One must fight his fears, Wolf-Boy…
Oh poor wolf-boy
Definitely a case of nothing ventured, nothing gained…but if it was the wolf “girl” and if it was me…I would be too afraid that the people would be afraid, and I would retreat to my cave and gnaw on my bones, and continue to be lonely and sad….and just wait for a solitary kind stranger to take me by the hand. But that’s just me…and only if I was the wolf “girl.” 🙂
The wolf-boy will likely do the same. He is small and frail and shy!
Where’s the wolf-boy’s hat. Did he drop it when he got near the inviting fire?
Hats are not readily found in wolfish forests!
In the short term, he is better by the fire. In the long term, though, the cave is the only safe place.
That’s the best advice I got this year.
I just wish the poor wolfboy would find the courage 🙂
But maybe his not joining the fire is an act of courage…
hmmm how come?
Wolf Boys shouldn’t be alone at Christmas (I see that ‘inky’ has made your way into this story. To me you have painted the picture with your words that he is calling out for help. The art work, as is your story are beautiful Vincent.
‘Help!’
He says once more.
May a hatted woman have pity on him and take him to her inviting home.
I love how you describe december! Poor wolf-boy, I wish he simply did it – then he would know that the fear was the worst part :*o
Easier said that done, extrovert. 🙂
I’m not sure if I am though, it might just be lots of practise 😉 No Wolfboy should be afraid of people though, who cares what they think – they only think about what other people think anyways, and that should not worry a him 🙂 One other way to think of it: The times I feel I could die of shame because of something I said (that nobody else even remembers), are the times I know I’m alive… Now I’m just sharing MY techniques 😛 The cave is maybe safer, but the wolfboy knows he will regret returning there, and there’s a reason the saying ‘it’s better to regret the things you do’ is becoming a cliche…
I think that the wolf-boy doesn’t really need the company of all those gathered around the fire, but of only one of them, who can tame him, and teach him good manners.
An interesting and through-provoking concept…and we’ve all been “wolf boy” (or girl) in one situation or another…
Some peculiar persons tend to be wolf-boys most of the time. Silly them!
Since most of us are unable to understand the world as perceived by the wolf-boy, we would just assume that joining the bonfire would make him happier. But maybe it is better that he doesn’t go. Maybe he’s happy with his life as it is, and we shouldn’t decide whether or not he should go.

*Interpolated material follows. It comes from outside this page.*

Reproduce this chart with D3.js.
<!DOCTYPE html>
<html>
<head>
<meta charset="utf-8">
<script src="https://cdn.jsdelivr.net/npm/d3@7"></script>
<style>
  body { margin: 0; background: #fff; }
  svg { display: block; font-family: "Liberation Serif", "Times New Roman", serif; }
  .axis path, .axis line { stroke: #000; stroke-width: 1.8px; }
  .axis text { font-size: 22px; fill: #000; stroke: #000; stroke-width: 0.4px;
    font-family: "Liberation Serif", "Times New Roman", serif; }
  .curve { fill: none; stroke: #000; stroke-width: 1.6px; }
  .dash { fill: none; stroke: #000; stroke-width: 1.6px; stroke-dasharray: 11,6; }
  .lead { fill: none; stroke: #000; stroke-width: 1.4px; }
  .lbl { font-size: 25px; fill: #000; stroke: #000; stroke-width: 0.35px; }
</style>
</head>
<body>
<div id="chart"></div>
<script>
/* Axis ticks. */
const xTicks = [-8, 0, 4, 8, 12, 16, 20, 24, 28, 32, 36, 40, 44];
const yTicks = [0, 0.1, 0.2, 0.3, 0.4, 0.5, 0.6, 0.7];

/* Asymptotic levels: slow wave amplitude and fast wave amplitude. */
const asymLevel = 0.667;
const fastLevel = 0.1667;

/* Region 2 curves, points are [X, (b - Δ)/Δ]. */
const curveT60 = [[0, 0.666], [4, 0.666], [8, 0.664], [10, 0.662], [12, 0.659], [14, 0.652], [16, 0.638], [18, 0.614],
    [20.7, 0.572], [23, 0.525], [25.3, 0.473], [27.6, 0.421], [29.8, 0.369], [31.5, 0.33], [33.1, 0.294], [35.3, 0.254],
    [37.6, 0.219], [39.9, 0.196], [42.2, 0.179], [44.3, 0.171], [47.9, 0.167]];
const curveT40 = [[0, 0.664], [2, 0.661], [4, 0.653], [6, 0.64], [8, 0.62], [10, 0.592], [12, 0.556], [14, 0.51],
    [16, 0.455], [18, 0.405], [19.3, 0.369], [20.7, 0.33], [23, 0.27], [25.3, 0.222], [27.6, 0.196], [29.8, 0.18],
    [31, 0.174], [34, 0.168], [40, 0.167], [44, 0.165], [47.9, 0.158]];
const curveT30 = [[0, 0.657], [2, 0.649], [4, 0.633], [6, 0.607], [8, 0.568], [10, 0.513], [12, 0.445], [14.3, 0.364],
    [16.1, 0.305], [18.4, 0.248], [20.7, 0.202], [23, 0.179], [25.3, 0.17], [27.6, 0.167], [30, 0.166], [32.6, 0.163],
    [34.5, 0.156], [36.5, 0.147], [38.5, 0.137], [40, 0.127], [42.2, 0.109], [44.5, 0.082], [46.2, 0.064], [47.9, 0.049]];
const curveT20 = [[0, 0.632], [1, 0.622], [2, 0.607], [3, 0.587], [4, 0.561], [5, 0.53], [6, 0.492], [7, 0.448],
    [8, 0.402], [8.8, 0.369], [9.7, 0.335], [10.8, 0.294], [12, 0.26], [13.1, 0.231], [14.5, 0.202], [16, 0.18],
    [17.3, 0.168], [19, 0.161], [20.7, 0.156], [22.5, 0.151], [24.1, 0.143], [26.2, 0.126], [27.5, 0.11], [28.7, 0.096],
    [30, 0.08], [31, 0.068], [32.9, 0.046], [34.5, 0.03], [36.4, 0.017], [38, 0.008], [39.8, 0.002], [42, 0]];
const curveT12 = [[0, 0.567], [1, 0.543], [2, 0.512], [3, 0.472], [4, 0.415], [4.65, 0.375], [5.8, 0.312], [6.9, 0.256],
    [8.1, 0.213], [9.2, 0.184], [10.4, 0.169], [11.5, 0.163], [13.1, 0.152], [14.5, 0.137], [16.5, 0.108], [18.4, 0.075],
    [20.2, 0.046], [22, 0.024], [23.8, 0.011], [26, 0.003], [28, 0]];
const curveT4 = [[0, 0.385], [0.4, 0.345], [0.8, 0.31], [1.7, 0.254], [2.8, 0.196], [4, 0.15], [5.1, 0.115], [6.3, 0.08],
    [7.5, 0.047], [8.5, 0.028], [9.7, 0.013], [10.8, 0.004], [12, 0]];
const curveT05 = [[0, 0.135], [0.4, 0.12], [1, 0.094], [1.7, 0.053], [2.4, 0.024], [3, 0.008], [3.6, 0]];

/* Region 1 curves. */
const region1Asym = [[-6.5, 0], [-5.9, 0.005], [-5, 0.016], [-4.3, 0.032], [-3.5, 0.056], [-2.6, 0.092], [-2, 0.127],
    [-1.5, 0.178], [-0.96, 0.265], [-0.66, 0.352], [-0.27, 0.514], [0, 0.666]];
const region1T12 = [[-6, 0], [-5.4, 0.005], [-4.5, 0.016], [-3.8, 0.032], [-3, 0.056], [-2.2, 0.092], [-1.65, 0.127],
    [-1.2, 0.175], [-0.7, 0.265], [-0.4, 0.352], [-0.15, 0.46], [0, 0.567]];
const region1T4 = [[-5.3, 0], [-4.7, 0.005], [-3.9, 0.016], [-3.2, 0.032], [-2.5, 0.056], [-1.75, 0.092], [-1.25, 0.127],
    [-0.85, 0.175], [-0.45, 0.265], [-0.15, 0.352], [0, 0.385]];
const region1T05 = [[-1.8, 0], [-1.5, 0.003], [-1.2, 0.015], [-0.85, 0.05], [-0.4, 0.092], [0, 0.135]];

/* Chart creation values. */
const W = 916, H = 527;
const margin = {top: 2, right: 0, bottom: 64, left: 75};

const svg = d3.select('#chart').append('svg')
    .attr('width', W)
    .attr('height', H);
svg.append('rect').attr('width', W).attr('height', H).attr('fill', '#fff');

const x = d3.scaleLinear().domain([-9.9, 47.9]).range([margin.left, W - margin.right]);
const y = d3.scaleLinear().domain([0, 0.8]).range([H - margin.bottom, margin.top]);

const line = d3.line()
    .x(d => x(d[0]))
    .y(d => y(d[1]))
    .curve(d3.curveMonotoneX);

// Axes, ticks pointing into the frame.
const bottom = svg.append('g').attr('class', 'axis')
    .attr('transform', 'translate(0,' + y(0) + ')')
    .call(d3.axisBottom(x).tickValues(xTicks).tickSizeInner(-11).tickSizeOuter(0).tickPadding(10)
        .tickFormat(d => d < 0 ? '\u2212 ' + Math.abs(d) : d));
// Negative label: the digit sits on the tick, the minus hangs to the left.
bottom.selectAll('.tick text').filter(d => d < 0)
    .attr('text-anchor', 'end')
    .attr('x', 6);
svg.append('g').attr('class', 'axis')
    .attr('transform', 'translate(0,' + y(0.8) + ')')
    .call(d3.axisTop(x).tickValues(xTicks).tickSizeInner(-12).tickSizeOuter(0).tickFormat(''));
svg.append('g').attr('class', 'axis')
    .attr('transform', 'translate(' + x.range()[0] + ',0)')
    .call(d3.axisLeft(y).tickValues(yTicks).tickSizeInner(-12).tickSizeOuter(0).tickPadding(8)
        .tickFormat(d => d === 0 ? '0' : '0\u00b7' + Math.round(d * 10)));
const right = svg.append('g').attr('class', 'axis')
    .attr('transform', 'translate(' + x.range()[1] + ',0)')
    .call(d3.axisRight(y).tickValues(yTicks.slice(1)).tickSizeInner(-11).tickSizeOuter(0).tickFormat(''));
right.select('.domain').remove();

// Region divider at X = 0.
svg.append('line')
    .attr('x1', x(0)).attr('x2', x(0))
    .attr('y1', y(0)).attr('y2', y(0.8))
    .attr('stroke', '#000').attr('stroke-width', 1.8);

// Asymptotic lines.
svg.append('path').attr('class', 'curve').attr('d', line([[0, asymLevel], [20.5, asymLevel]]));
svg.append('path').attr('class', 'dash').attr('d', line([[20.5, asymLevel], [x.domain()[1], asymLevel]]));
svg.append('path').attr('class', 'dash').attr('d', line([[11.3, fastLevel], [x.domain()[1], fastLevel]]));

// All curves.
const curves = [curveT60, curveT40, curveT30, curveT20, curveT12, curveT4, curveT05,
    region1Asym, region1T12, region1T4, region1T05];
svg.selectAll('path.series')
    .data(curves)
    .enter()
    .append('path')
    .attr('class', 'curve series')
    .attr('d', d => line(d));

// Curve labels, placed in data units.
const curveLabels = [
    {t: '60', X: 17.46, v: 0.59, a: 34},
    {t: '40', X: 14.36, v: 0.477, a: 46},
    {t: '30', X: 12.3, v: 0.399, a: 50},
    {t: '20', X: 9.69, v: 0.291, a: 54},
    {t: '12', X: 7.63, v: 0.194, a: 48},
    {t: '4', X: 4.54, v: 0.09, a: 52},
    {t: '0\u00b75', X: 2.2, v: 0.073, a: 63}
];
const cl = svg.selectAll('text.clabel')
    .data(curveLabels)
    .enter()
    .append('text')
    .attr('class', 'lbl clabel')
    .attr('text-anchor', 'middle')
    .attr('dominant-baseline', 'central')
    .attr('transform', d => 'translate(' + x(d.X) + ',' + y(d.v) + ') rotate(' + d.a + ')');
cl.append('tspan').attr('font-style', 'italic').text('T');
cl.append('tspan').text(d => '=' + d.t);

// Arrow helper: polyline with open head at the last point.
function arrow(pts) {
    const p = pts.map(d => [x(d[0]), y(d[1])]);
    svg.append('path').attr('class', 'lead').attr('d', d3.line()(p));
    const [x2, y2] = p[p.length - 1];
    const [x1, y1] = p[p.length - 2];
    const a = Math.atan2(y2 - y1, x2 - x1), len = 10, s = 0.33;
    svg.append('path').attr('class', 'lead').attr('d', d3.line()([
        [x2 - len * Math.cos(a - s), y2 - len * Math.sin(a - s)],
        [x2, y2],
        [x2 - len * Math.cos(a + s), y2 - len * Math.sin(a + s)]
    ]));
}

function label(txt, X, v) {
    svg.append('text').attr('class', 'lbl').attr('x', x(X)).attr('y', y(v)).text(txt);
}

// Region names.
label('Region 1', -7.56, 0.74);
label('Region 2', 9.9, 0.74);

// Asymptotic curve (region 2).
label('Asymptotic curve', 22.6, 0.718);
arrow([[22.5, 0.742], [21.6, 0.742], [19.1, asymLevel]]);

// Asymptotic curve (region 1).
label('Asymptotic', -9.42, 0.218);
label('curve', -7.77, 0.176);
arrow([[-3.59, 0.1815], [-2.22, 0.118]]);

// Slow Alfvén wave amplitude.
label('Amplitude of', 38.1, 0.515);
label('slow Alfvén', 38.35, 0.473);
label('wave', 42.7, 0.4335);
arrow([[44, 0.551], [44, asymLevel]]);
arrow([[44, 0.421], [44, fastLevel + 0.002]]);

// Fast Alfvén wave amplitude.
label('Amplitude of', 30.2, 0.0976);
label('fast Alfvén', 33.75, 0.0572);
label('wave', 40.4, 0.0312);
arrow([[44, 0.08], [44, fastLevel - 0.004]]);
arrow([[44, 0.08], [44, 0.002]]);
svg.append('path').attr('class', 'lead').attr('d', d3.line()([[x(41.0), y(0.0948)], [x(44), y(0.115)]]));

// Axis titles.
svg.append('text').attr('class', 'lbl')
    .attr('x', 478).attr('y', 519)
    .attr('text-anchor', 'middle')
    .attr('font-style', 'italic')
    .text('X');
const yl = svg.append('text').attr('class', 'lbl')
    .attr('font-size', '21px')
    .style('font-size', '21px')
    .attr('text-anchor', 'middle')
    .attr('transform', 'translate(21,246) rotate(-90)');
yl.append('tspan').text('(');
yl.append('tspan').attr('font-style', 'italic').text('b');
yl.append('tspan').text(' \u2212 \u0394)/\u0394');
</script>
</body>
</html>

I am intrigued to know what he will do! 🙂
Well said Irish friend.
The wolf-boy shall to the cave!
Wolves have codes and rules which are very clear. People on the other hand only think that they do. Even those of us raised in a human setting cannot always be sure if we are reading human signals properly. He should trust his wolf given instincts, observe,sense, feel and share with the family that raised him and when the time is right he can rejoin the world of men and bring with him aspects of a higher nature.
I like your comment. 🙂
There are few things riskier than joining the bonfire when one has come to appreciate and enjoy solitude and even loneliness. One thing about wolves is that they mate for life. Perhaps the wolves have something to teach the boy.
Yes, they do. 🙂
It seems he needs a delightful wolf girl whose curls frame her cherub round face to squeeze his shoulders and urge him forward…i’d be that girl.
Wolf boy just needs to choose carefully whom he sits next to when he gathers by the fire. There is sometimes no greater comfort than the warmth of the fire, in the silence of good company.
you reinvent all my dreams. you’re so brilliant.
Were I that wolf-boy I might venture to the gathering to see if it was indeed a jolly time, if it was not then I may feel a bit better in my dear cave.